Task statement:
Begin with the first line of the material and write out each line exactly, ending with the line that contains "OLIVE = '#b4b428'". Pictures are not part of the copy.
>> BEGIN Dataset content
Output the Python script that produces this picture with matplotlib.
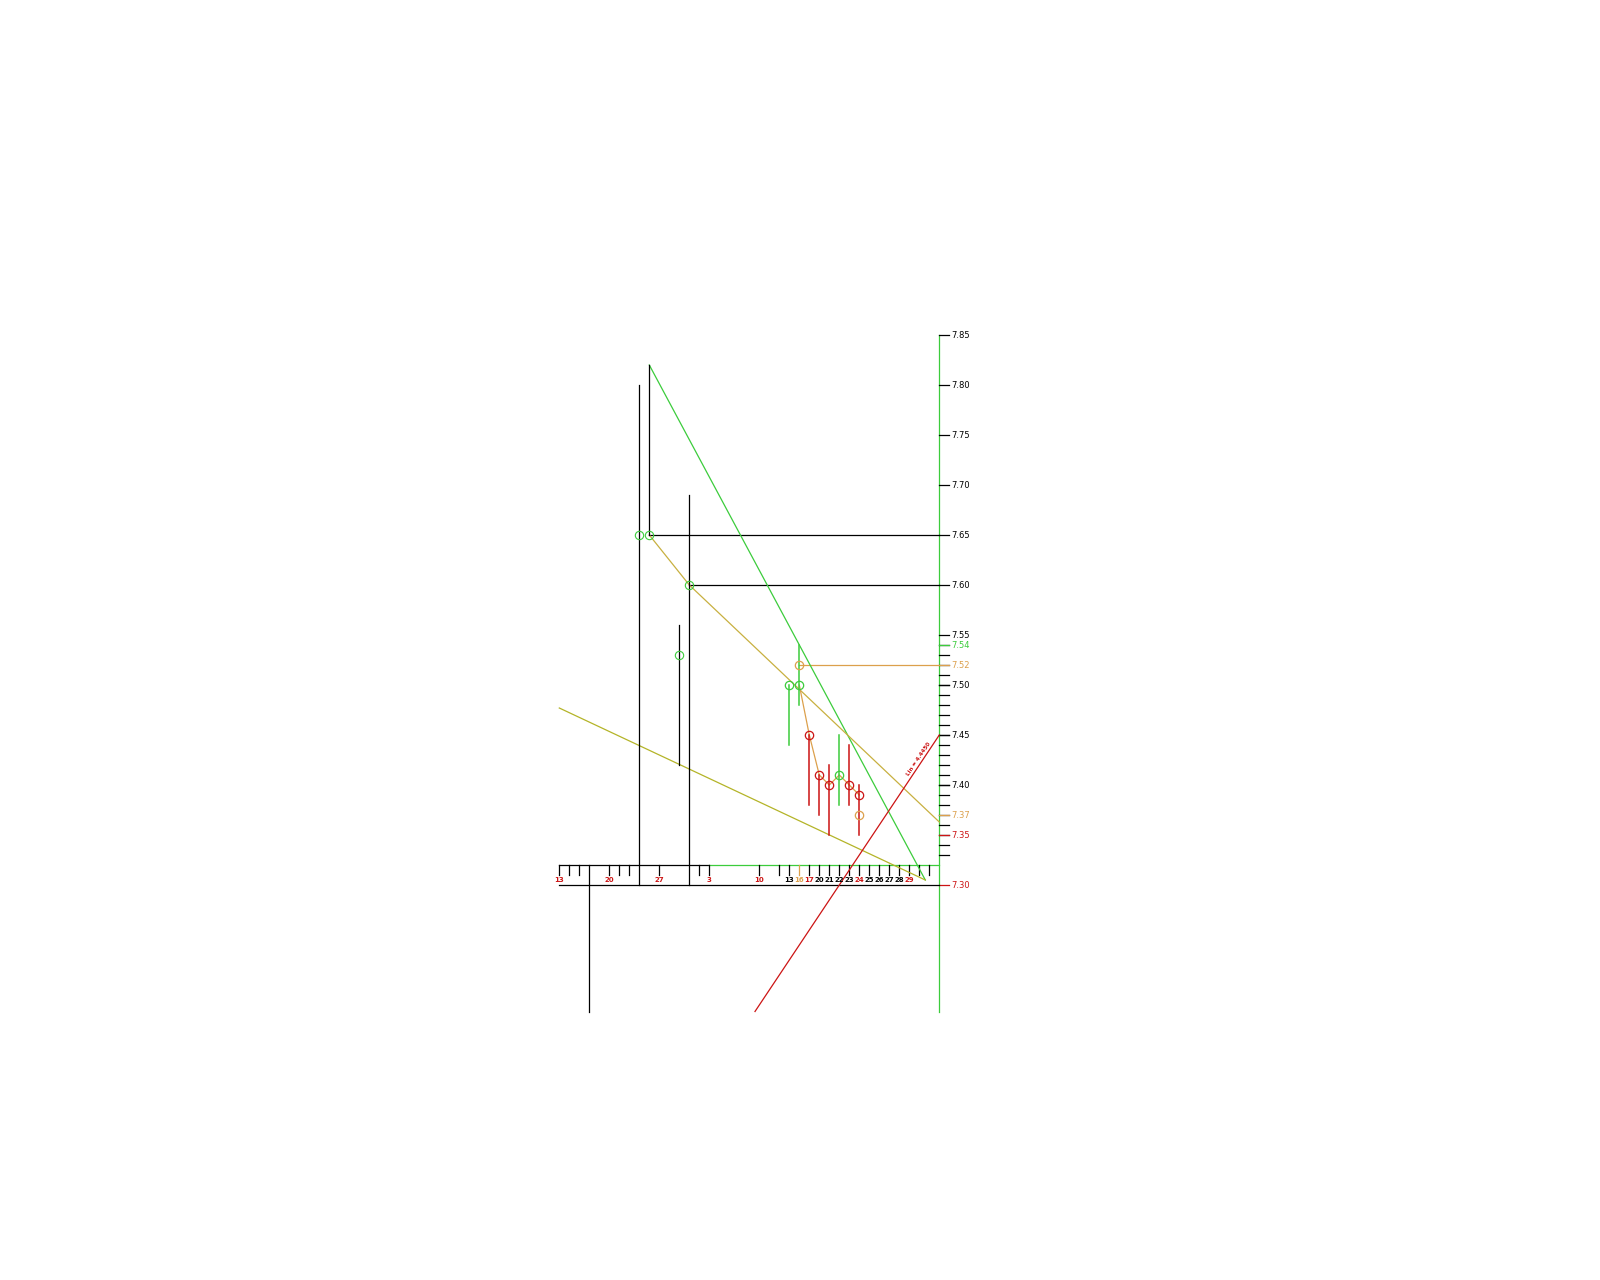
import matplotlib
matplotlib.use("Agg")
import matplotlib.pyplot as plt
import numpy as np

# Colours used by the chart
GREEN = '#3ccc3c'
RED = '#cc1414'
TAN = '#dca04c'
GOLD = '#c8b040'
OLIVE = '#b4b428'

# Recent candles (trading-day index, close, high, low)
candle_idx = [23, 24, 25, 26, 27, 28, 29, 30]
candle_close = [7.50, 7.50, 7.45, 7.41, 7.40, 7.41, 7.40, 7.39]
candle_high = [7.50, 7.54, 7.45, 7.41, 7.42, 7.45, 7.44, 7.40]
candle_low = [7.44, 7.48, 7.38, 7.37, 7.35, 7.38, 7.38, 7.35]
candle_up = [True, True, False, False, False, True, False, False]

# Older ranges on the left (black bars with green markers)
old_idx = [8, 9, 12, 13]
old_mark = [7.65, 7.65, 7.53, 7.60]
old_high = [7.80, 7.82, 7.56, 7.69]
old_low = [7.30, 7.65, 7.42, 7.30]

# Projected points (tan)
proj_idx = [24, 30]
proj_val = [7.52, 7.37]

# Trend lines (index, price)
green_trend_x = [9, 36.6]
green_trend_y = [7.82, 7.305]
olive_trend_x = [0, 36.6]
olive_trend_y = [7.477, 7.305]
gold_trend_x = [9, 13, 38]
gold_trend_y = [7.65, 7.60, 7.363]
red_trend_x = [19.57, 38]
red_trend_y = [7.1735, 7.45]

# Levels drawn out to the price axis
level_start = [9, 13, 24]
level_price = [7.65, 7.60, 7.52]

# Date ruler
xtick_idx = [0, 1, 2, 5, 6, 7, 10, 14, 15, 20] + list(range(22, 38))
xlabel_idx = [0, 5, 10, 15, 20, 23, 24, 25, 26, 27, 28, 29, 30, 31, 32, 33, 34, 35]
xlabel_text = ['13', '20', '27', '3', '10', '13', '16', '17', '20', '21', '22',
               '23', '24', '25', '26', '27', '28', '29']
xlabel_color = [RED, RED, RED, RED, RED, 'black', TAN, RED, 'black', 'black', 'black',
                'black', RED, 'black', 'black', 'black', 'black', RED]

# Price axis
major_prices = [7.85, 7.80, 7.75, 7.70, 7.65, 7.60, 7.55, 7.50, 7.45, 7.40]
minor_prices = [round(7.33 + 0.01 * k, 2) for k in range(22)]
special_prices = [7.54, 7.52, 7.37, 7.35, 7.30]
special_colors = [GREEN, TAN, TAN, RED, RED]

AXIS_X = 38
FLOOR = 7.1735

fig = plt.figure(figsize=(16, 12.8), dpi=100)
ax = fig.add_axes([0, 0, 1, 1])
ax.set_xlim(-55.93, 104.07)
ax.set_ylim(6.905, 8.185)
ax.axis('off')

lw = 0.9

# price axis line
ax.plot([AXIS_X, AXIS_X], [FLOOR, 7.85], color=GREEN, lw=lw)
for p in minor_prices:
    ax.plot([AXIS_X, AXIS_X + 1], [p, p], color='black', lw=lw)
for p in major_prices:
    ax.plot([AXIS_X, AXIS_X + 1], [p, p], color='black', lw=lw)
    if p in special_prices:
        continue
    ax.text(AXIS_X + 1.2, p, f"{p:.2f}", fontsize=6, va='center', ha='left', color='black')
for p, c in zip(special_prices, special_colors):
    ax.plot([AXIS_X, AXIS_X + 1], [p, p], color=c, lw=lw)
    ax.text(AXIS_X + 1.2, p, f"{p:.2f}", fontsize=6, va='center', ha='left', color=c)

# date ruler
ax.plot([0, 15], [7.32, 7.32], color='black', lw=lw)
ax.plot([15, AXIS_X], [7.32, 7.32], color=GREEN, lw=lw)
ax.plot([0, AXIS_X], [7.30, 7.30], color='black', lw=lw)
for i in xtick_idx:
    ax.plot([i, i], [7.32, 7.31], color=TAN if i == 24 else 'black', lw=lw)
for i, t, c in zip(xlabel_idx, xlabel_text, xlabel_color):
    ax.text(i, 7.3045, t, fontsize=5, ha='center', va='center', color=c, fontweight='bold')
ax.plot([3, 3], [7.32, FLOOR], color='black', lw=lw)

# levels
for s, p in zip(level_start, level_price):
    ax.plot([s, AXIS_X], [p, p], color=TAN if p == 7.52 else 'black', lw=lw)

# trend lines
ax.plot(green_trend_x, green_trend_y, color=GREEN, lw=lw)
ax.plot(olive_trend_x, olive_trend_y, color=OLIVE, lw=lw)
ax.plot(gold_trend_x, gold_trend_y, color=GOLD, lw=lw)
ax.plot(red_trend_x, red_trend_y, color=RED, lw=lw)
ax.text(35.9, 7.426, "Lin = 4.4450", fontsize=4, color=RED, rotation=56,
        ha='center', va='center', fontweight='bold')

# old black ranges
for i, m, h, l in zip(old_idx, old_mark, old_high, old_low):
    ax.plot([i, i], [l, h], color='black', lw=lw)
    ax.plot(i, m, 'o', ms=6, mfc='none', mec=GREEN, mew=0.8)

# link through the closes
ax.plot(candle_idx[1:], candle_close[1:], color=TAN, lw=lw)

# candles
for i, c, h, l, up in zip(candle_idx, candle_close, candle_high, candle_low, candle_up):
    col = GREEN if up else RED
    ax.plot([i, i], [l, h], color=col, lw=1.1)
    ax.plot(i, c, 'o', ms=6, mfc='none', mec=col, mew=0.9)

for i, p in zip(proj_idx, proj_val):
    ax.plot(i, p, 'o', ms=6, mfc='none', mec=TAN, mew=0.9)

plt.savefig("out.png", dpi=100, facecolor='white')
plt.close()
>> END Dataset content
Output of the exercise:
Output the Python script that produces this picture with matplotlib.
import matplotlib
matplotlib.use("Agg")
import matplotlib.pyplot as plt
import numpy as np

# Colours used by the chart
GREEN = '#3ccc3c'
RED = '#cc1414'
TAN = '#dca04c'
GOLD = '#c8b040'
OLIVE = '#b4b428'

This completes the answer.